1960s: "THE FACTORY"
In 1960s New York, Andy Warhol innovated the artist's studio model by combining artistic production with Henry Ford-indebted mechanization in his studio-slash-party space the Factory, as it was known. Warhol was the king of the silkscreen, a way of quickly printing images that could be repeated over and over. The main innovation of Warhol's studio was the fact that it was known equally for its amphetamine-fueled parties and rotating cast of personalities as it was for the art it produced. This was the advent of the artist as a brand—an idea that Warhol shrewdly engaged in a meta-critical take on popular modern American culture. Of course, the '60s also saw artists like Donald Judd engaging with actual factories as well, shopping out the fabrication of minimal, industrially-inspired sculptures to professional fabricators and manufacturers.

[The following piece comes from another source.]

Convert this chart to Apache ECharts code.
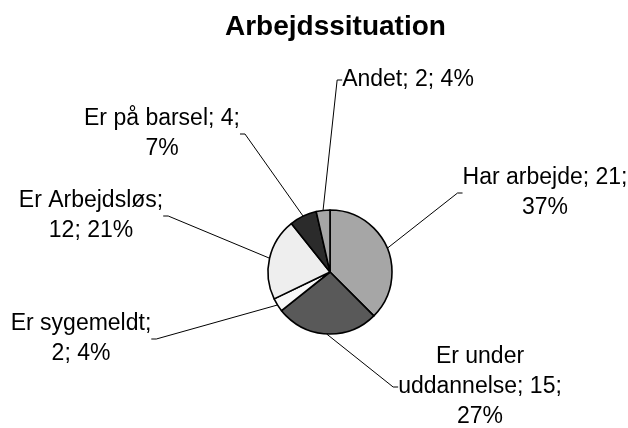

1980s—TODAY: THE ACTUAL FACTORY
Compared to Warhol's Factory, Jeff Koons's New York studio looks like an Apple plant. OK, that might be an exaggeration, but the professional polish on Koons's Cheslea art factory is unprecedented. The artist, who will enjoy his first major museum retrospective at the Whitney Museum of American Art starting on June 27th, employs literally hundreds of assistants who are specialists in painting, casting, finishing, computer graphics, and so on; each the master of one very refined, and very specific, skill. Many are struggling artists themsleves, some of whom go on to have their own successful careers. In a field ruled by ambition, of course, the turnover rate can be high: Koons's team is regularly posting ads on job listing sites looking for more employees to. If you're a recent grad of a top MFA program, your chances are good! Although these days, you're more likely than not to end up as an unpaid intern. Which really isn't bad: just think of it as the conetmporary parallel of an apprenticeship in a Renaissance bottega.